By a quirk of fate, I spend quite a bit of time in a suburbs of Queens, New York. Queens New York has many good things going for it; it is a vibrant, tolerant and accepting place. But, for cyclists, let us just say – it is the opposite of Amsterdam.
Quite a few people in the meditation group have a bicycle, but they really venture beyond a 1 mile radius. As a keener cyclist, I’m often venturing further into the suburbs and so I get the full Queens cycling experience. These are a few observations from cycling in Queens.
- Very few people cycle. When you are cycling – you rarely see anyone else cycling – (though it is still more than 10 years ago). If 0.2% of journeys are made by bicycle, I’d be surprised. In Manhattan cyclists are much more common. But, by comparison in the suburbs of Queens, cycling is very low.
- There is a very good reason why cycling is not popular. It is dangerous. If there are statistics to prove it’s not dangerous – it definitely feels dangerous. You need strong nerves, awareness and a lot more as well.
Union Turnpike is a good example of a nightmare road for cyclists. Three lanes on either side. Cars speeding. It is not a highway, it is a local road, but it feels like a highway with traffic lights every 100 metres. Because it is a wide boulevard – it would be ideal for creating an Amsterdam style cycling infrastructure, if the will was there.
- You have to get used to the fact that cars will frequently beep you – just for being on the road. I wouldn’t be surprised if some motorists actually thought cyclists shouldn’t be there. At first you feel indignant when you get beeped. But, then you realise that’s just the way motorists are here. Don’t take it personally.
- The standard of driving is appalling. Whenever you look at drivers, they are invariably texting on mobile phones, drinking or eating some dunkin donuts. There is this frenetic energy of New York. Everyone is doing two things at once. It is a bad combination for road safety.
- Nearly 50% of cars seem to have dints from accidents – hardly an encouraging sign.
- It’s hard to know where to cycle. I was quite conscious of a cyclist who recently got killed on Union Turnpike because a car door opened into his path (bike snob). You can guarantee drivers won’t look for cyclists when opening car doors. Therefore, you have to stay out of that zone where car doors can open any moment. However, if you cycle away from car doors, you will get cars beeping you for being too far out into the road – despite two lanes for cars.
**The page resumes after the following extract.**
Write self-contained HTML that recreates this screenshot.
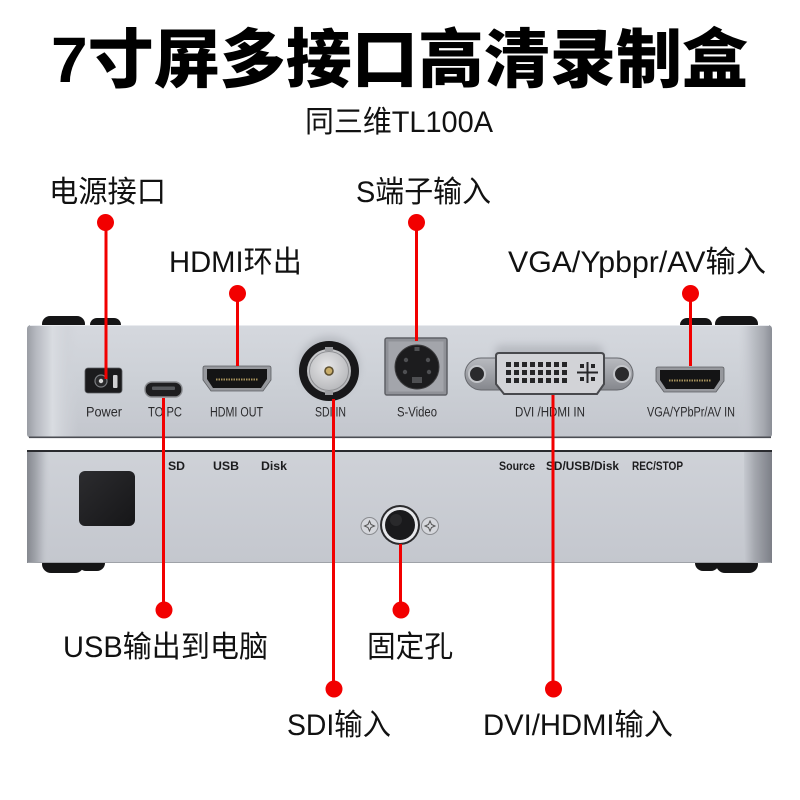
<!DOCTYPE html>
<html><head><meta charset="utf-8">
<style>
html,body{margin:0;padding:0;background:#fff;}
svg{display:block;}
text{font-family:"Liberation Sans","Noto Sans CJK SC",sans-serif;}
</style></head><body>
<svg width="800" height="800" viewBox="0 0 800 800" xmlns="http://www.w3.org/2000/svg">
<defs>
 <linearGradient id="face1" x1="0" y1="0" x2="0" y2="1">
  <stop offset="0" stop-color="#d5d8de"/>
  <stop offset="0.5" stop-color="#ccd0d6"/>
  <stop offset="1" stop-color="#c3c6cd"/>
 </linearGradient>
 <linearGradient id="face2" x1="0" y1="0" x2="0" y2="1">
  <stop offset="0" stop-color="#cfd2d8"/>
  <stop offset="1" stop-color="#c4c7ce"/>
 </linearGradient>
 <linearGradient id="lend1" gradientUnits="userSpaceOnUse" x1="27" y1="0" x2="78" y2="0">
  <stop offset="0" stop-color="#9a9da4"/>
  <stop offset="0.18" stop-color="#b6b9c0"/>
  <stop offset="0.5" stop-color="#d9dce1"/>
  <stop offset="0.8" stop-color="#cfd2d8" stop-opacity="0.6"/>
  <stop offset="1" stop-color="#cfd2d8" stop-opacity="0"/>
 </linearGradient>
 <linearGradient id="rend1" gradientUnits="userSpaceOnUse" x1="738" y1="0" x2="772" y2="0">
  <stop offset="0" stop-color="#cdd0d6" stop-opacity="0"/>
  <stop offset="0.35" stop-color="#c2c5cc"/>
  <stop offset="0.75" stop-color="#a6a9b0"/>
  <stop offset="1" stop-color="#8b8e96"/>
 </linearGradient>
 <linearGradient id="lend2" gradientUnits="userSpaceOnUse" x1="27" y1="0" x2="50" y2="0">
  <stop offset="0" stop-color="#85888f"/>
  <stop offset="0.35" stop-color="#9fa2a9"/>
  <stop offset="0.7" stop-color="#bdc0c7"/>
  <stop offset="1" stop-color="#cacdd3" stop-opacity="0"/>
 </linearGradient>
 <linearGradient id="rend2" gradientUnits="userSpaceOnUse" x1="744" y1="0" x2="772" y2="0">
  <stop offset="0" stop-color="#c6c9d0"/>
  <stop offset="0.4" stop-color="#a3a6ad"/>
  <stop offset="1" stop-color="#7c7f87"/>
 </linearGradient>
 <radialGradient id="bncIn" cx="0.45" cy="0.4" r="0.6">
  <stop offset="0" stop-color="#e6e6e8"/>
  <stop offset="1" stop-color="#b4b5b8"/>
 </radialGradient>
 <linearGradient id="plate" x1="0" y1="0" x2="0" y2="1">
  <stop offset="0" stop-color="#b9bbc0"/>
  <stop offset="1" stop-color="#85878d"/>
 </linearGradient>
 <linearGradient id="sq" x1="0" y1="0" x2="1" y2="1">
  <stop offset="0" stop-color="#2c2c2f"/>
  <stop offset="1" stop-color="#161618"/>
 </linearGradient>
 <filter id="blur" x="-20%" y="-20%" width="140%" height="140%"><feGaussianBlur stdDeviation="4"/></filter>
</defs>

<!-- Title -->
<text x="51" y="82" font-size="64" font-weight="900" fill="#000" textLength="697" lengthAdjust="spacingAndGlyphs">7寸屏多接口高清录制盒</text>
<text x="305" y="132" font-size="30" fill="#111" textLength="188" lengthAdjust="spacingAndGlyphs">同三维TL100A</text>

<!-- Labels -->
<g font-size="30" fill="#111">
 <text x="49" y="202" textLength="117" lengthAdjust="spacingAndGlyphs">电源接口</text>
 <text x="356" y="202" textLength="135" lengthAdjust="spacingAndGlyphs">S端子输入</text>
 <text x="169" y="272" textLength="133" lengthAdjust="spacingAndGlyphs">HDMI环出</text>
 <text x="508" y="272" textLength="258" lengthAdjust="spacingAndGlyphs">VGA/Ypbpr/AV输入</text>
 <text x="63" y="657" textLength="205" lengthAdjust="spacingAndGlyphs">USB输出到电脑</text>
 <text x="367" y="657" textLength="86" lengthAdjust="spacingAndGlyphs">固定孔</text>
 <text x="287" y="735" textLength="104" lengthAdjust="spacingAndGlyphs">SDI输入</text>
 <text x="483" y="735" textLength="190" lengthAdjust="spacingAndGlyphs">DVI/HDMI输入</text>
</g>

<!-- ===== Top panel ===== -->
<g fill="#151516">
 <rect x="42" y="316" width="43" height="16" rx="8"/>
 <rect x="90" y="318" width="31" height="14" rx="7"/>
 <rect x="680" y="318" width="32" height="14" rx="7"/>
 <rect x="715" y="316" width="43" height="16" rx="8"/>
</g>
<rect x="27" y="325" width="745" height="113" rx="4" fill="url(#face1)"/>
<rect x="27" y="325" width="51" height="113" rx="4" fill="url(#lend1)"/>
<rect x="738" y="325" width="34" height="113" rx="4" fill="url(#rend1)"/>
<line x1="30" y1="325.5" x2="769" y2="325.5" stroke="#e9ebef" stroke-width="1"/>
<line x1="29" y1="437.3" x2="771" y2="437.3" stroke="#4b4d53" stroke-width="1.6"/>

<!-- soft shadows -->
<g opacity="0.25" filter="url(#blur)" fill="#6a6d75">
 <circle cx="329" cy="366" r="30"/>
 <rect x="495" y="345" width="108" height="30" rx="6"/>
</g>

<!-- Power jack -->
<rect x="85" y="368" width="37" height="25" rx="3" fill="#1b1b1d" stroke="#5a5c60" stroke-width="0.8"/>
<circle cx="101" cy="381" r="6" fill="#2a2a2c" stroke="#7c7e82" stroke-width="1.2"/>
<circle cx="101" cy="381" r="2.2" fill="#d8d8d8"/>
<rect x="113" y="375" width="4.5" height="13" rx="1" fill="#cfcfd2"/>

<!-- Micro USB -->
<rect x="145" y="382" width="37" height="15" rx="7" fill="#1e1e20" stroke="#8a8c90" stroke-width="1.4"/>
<rect x="152" y="386.5" width="23" height="3.5" rx="1" fill="#57595d"/>

<!-- HDMI OUT -->
<g id="hdmi">
 <path d="M205,366 H269 Q271,366 271,368 V380 L263,391 H211 L203,380 V368 Q203,366 205,366 Z" fill="#96989d" stroke="#5d5f63" stroke-width="0.8"/>
 <path d="M207,369 H267 V379 L261,388 H213 L207,379 Z" fill="#141415"/>
 <line x1="216" y1="379.5" x2="258" y2="379.5" stroke="#a8925a" stroke-width="2" stroke-dasharray="1.5 1"/>
</g>

<!-- SDI BNC -->
<circle cx="329" cy="371" r="30" fill="#18181a"/>
<circle cx="329" cy="371" r="22" fill="url(#bncIn)"/>
<circle cx="329" cy="371" r="19.5" fill="none" stroke="#8e8f93" stroke-width="1"/>
<rect x="325" y="347" width="8" height="4" fill="#9c9da1"/>
<rect x="325" y="391" width="8" height="4" fill="#9c9da1"/>
<circle cx="329" cy="371" r="4.8" fill="#5e5030"/>
<circle cx="329" cy="371" r="3.2" fill="#c9ad6a"/>

<!-- S-Video -->
<rect x="385" y="338" width="62" height="57" rx="2" fill="#8f9197" stroke="#5f6166" stroke-width="1.5"/>
<rect x="388.5" y="341.5" width="55" height="50" fill="#a3a5ab"/>
<circle cx="417" cy="367" r="22" fill="#1c1c1e" stroke="#3c3c3e" stroke-width="1"/>
<g fill="#4e4f52">
 <rect x="414.5" y="347" width="5" height="4"/>
 <circle cx="406" cy="360" r="2.2"/>
 <circle cx="428" cy="360" r="2.2"/>
 <circle cx="405" cy="372" r="2.2"/>
 <circle cx="429" cy="372" r="2.2"/>
 <rect x="412" y="377" width="10" height="6"/>
</g>

<!-- DVI -->
<rect x="465" y="358" width="168" height="32" rx="16" fill="url(#plate)" stroke="#65676c" stroke-width="1"/>
<circle cx="477" cy="374" r="8" fill="#2a2a2c" stroke="#c3c5c9" stroke-width="2"/>
<circle cx="622" cy="374" r="8" fill="#2a2a2c" stroke="#c3c5c9" stroke-width="2"/>
<path d="M499,353 H601 Q604,353 604,356 V384 L597,394 H504 L496,384 V356 Q496,353 499,353 Z" fill="#d2d3d7" stroke="#48494d" stroke-width="2"/>
<g fill="#262628">
 <rect x="506" y="362" width="5" height="5"/><rect x="514" y="362" width="5" height="5"/><rect x="522" y="362" width="5" height="5"/><rect x="530" y="362" width="5" height="5"/><rect x="538" y="362" width="5" height="5"/><rect x="546" y="362" width="5" height="5"/><rect x="554" y="362" width="5" height="5"/><rect x="562" y="362" width="5" height="5"/>
 <rect x="506" y="370" width="5" height="5"/><rect x="514" y="370" width="5" height="5"/><rect x="522" y="370" width="5" height="5"/><rect x="530" y="370" width="5" height="5"/><rect x="538" y="370" width="5" height="5"/><rect x="546" y="370" width="5" height="5"/><rect x="554" y="370" width="5" height="5"/><rect x="562" y="370" width="5" height="5"/>
 <rect x="506" y="378" width="5" height="5"/><rect x="514" y="378" width="5" height="5"/><rect x="522" y="378" width="5" height="5"/><rect x="530" y="378" width="5" height="5"/><rect x="538" y="378" width="5" height="5"/><rect x="546" y="378" width="5" height="5"/><rect x="554" y="378" width="5" height="5"/><rect x="562" y="378" width="5" height="5"/>
 <rect x="577" y="371.5" width="21" height="2"/>
 <rect x="586.5" y="362" width="2" height="21"/>
 <rect x="580" y="364" width="4" height="4"/><rect x="591" y="364" width="4" height="4"/>
 <rect x="580" y="377" width="4" height="4"/><rect x="591" y="377" width="4" height="4"/>
</g>

<!-- VGA/YPbPr/AV HDMI -->
<g transform="translate(453,1)">
 <path d="M205,366 H269 Q271,366 271,368 V380 L263,391 H211 L203,380 V368 Q203,366 205,366 Z" fill="#96989d" stroke="#5d5f63" stroke-width="0.8"/>
 <path d="M207,369 H267 V379 L261,388 H213 L207,379 Z" fill="#141415"/>
 <line x1="216" y1="379.5" x2="258" y2="379.5" stroke="#a8925a" stroke-width="2" stroke-dasharray="1.5 1"/>
</g>

<!-- top panel labels -->
<g font-size="13.5" fill="#2a2a2c">
 <text x="86" y="416.5" textLength="36" lengthAdjust="spacingAndGlyphs">Power</text>
 <text x="148" y="416.5" textLength="34" lengthAdjust="spacingAndGlyphs">TO PC</text>
 <text x="210" y="416.5" textLength="53" lengthAdjust="spacingAndGlyphs">HDMI OUT</text>
 <text x="315" y="416.5" textLength="31" lengthAdjust="spacingAndGlyphs">SDI IN</text>
 <text x="397" y="416.5" textLength="40" lengthAdjust="spacingAndGlyphs">S-Video</text>
 <text x="515" y="416.5" textLength="70" lengthAdjust="spacingAndGlyphs">DVI /HDMI IN</text>
 <text x="647" y="416.5" textLength="88" lengthAdjust="spacingAndGlyphs">VGA/YPbPr/AV IN</text>
</g>

<!-- ===== Bottom panel ===== -->
<g fill="#151516">
 <rect x="42" y="555" width="42" height="18" rx="9"/>
 <rect x="78" y="555" width="27" height="16" rx="8"/>
 <rect x="695" y="555" width="24" height="16" rx="8"/>
 <rect x="716" y="555" width="42" height="18" rx="9"/>
</g>
<rect x="27" y="450" width="745" height="113" rx="3" fill="url(#face2)"/>
<rect x="27" y="450" width="23" height="113" fill="url(#lend2)"/>
<rect x="744" y="450" width="28" height="113" fill="url(#rend2)"/>
<line x1="27" y1="451" x2="772" y2="451" stroke="#2a2b2f" stroke-width="2"/>
<line x1="28" y1="562.5" x2="771" y2="562.5" stroke="#9fa2a8" stroke-width="1"/>

<!-- black square -->
<rect x="79" y="471" width="56" height="55" rx="6" fill="url(#sq)"/>

<!-- bottom labels -->
<g font-size="12" font-weight="bold" fill="#1c1c1e">
 <text x="168" y="470" textLength="17" lengthAdjust="spacingAndGlyphs">SD</text>
 <text x="213" y="470" textLength="26" lengthAdjust="spacingAndGlyphs">USB</text>
 <text x="261" y="470" textLength="26" lengthAdjust="spacingAndGlyphs">Disk</text>
 <text x="499" y="470" textLength="36" lengthAdjust="spacingAndGlyphs">Source</text>
 <text x="546" y="470" textLength="73" lengthAdjust="spacingAndGlyphs">SD/USB/Disk</text>
 <text x="632" y="470" textLength="51" lengthAdjust="spacingAndGlyphs">REC/STOP</text>
</g>

<!-- fixing hole -->
<circle cx="400" cy="525" r="20" fill="#2b2b2d"/>
<circle cx="400" cy="525" r="18" fill="#e6e7ea"/>
<circle cx="400" cy="525" r="15" fill="#1a1a1c"/>
<circle cx="396" cy="520" r="6" fill="#333336" opacity="0.6"/>
<g>
 <circle cx="369.5" cy="526" r="8.5" fill="#d5d7dc" stroke="#8a8c90" stroke-width="1"/>
 <path d="M369.5,521 L371,524.5 L374.5,526 L371,527.5 L369.5,531 L368,527.5 L364.5,526 L368,524.5 Z" fill="none" stroke="#555" stroke-width="1"/>
 <circle cx="430" cy="526" r="8.5" fill="#d5d7dc" stroke="#8a8c90" stroke-width="1"/>
 <path d="M430,521 L431.5,524.5 L435,526 L431.5,527.5 L430,531 L428.5,527.5 L425,526 L428.5,524.5 Z" fill="none" stroke="#555" stroke-width="1"/>
</g>

<!-- ===== Red callout lines ===== -->
<g stroke="#f20000" stroke-width="3" fill="none">
 <line x1="106" y1="222" x2="106" y2="379"/>
 <line x1="237.5" y1="294" x2="237.5" y2="366"/>
 <line x1="416.5" y1="222" x2="416.5" y2="341"/>
 <line x1="690.5" y1="294" x2="690.5" y2="366"/>
 <line x1="163.5" y1="398" x2="163.5" y2="610"/>
 <line x1="400.5" y1="544" x2="400.5" y2="610"/>
 <line x1="333.5" y1="399" x2="333.5" y2="689"/>
 <line x1="553" y1="395" x2="553" y2="689"/>
</g>
<g fill="#f20000">
 <circle cx="105.5" cy="222.5" r="8.5"/>
 <circle cx="416.5" cy="222.5" r="8.5"/>
 <circle cx="237.5" cy="293.5" r="8.5"/>
 <circle cx="690.5" cy="293.5" r="8.5"/>
 <circle cx="164" cy="610" r="8.5"/>
 <circle cx="401" cy="610" r="8.5"/>
 <circle cx="334" cy="689" r="8.5"/>
 <circle cx="553.5" cy="689" r="8.5"/>
</g>
</svg>
</body></html>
- The idea of slowing down to safely pass cyclists doesn’t exist in the mindset of drivers. The only thought is to squeeze past and maintain their speed.
- There are no traffic calming measures, no speed cameras. no sensible urban speed limit.
- Different rules apply. I found myself doing things in Queens, that I would never do back in England. The over-riding emotion of cycling in Queens is one of survival. I got so fed up with cycling on Union Turnpike, I found myself looking for quieter back roads and choosing the safety of the sidewalk (pavement). I don’t believe in cycling on pavements. But, here in Queens survival feels more important than living to the letter of the law. I don’t mind people criticising me, as long as I’m alive to hear the criticism.
- The strange thing is that using the pavement never raised even an eyebrow. This is partly because I have an aversion to cycling on pavements so I always cycled very slowly, and gave way to pedestrians. But, also because cyclists are so rare, it was rather a novelty for a cyclist to be around anywhere. If there was more than 1 cyclist per hour, perhaps cycling on the pavements wouldn’t work. The irony is that if you use the road, you will get cars frequently honking the horn to say ‘get off the road’. But, when you use the pavement, you don’t get any grief at all. Again, because cycling is such a minority activity, it wouldn’t surprise me if the locals actually thought cyclists should be on the pavement rather than road.
- When I went for a training ride with another cyclist, we rode down Union Turnpike, and it was much better. With two of us, we took up the whole lane. But, it was Saturday morning, quieter and easy to do this.
- There are red lights every 100 metres in New York. A good person would never go through red lights, and in England I don’t - but in NY, you’re always thinking what is the best chance of survival? Often that is getting ahead of the junction and not getting caught in between cars. I soon had no qualms about going through red lights if it was clear and safe.
So glad to get back to the relative civilisation of Oxford. Oxford has many failings. But, at least you feel cyclists have a reasonable chance of cycling on the roads.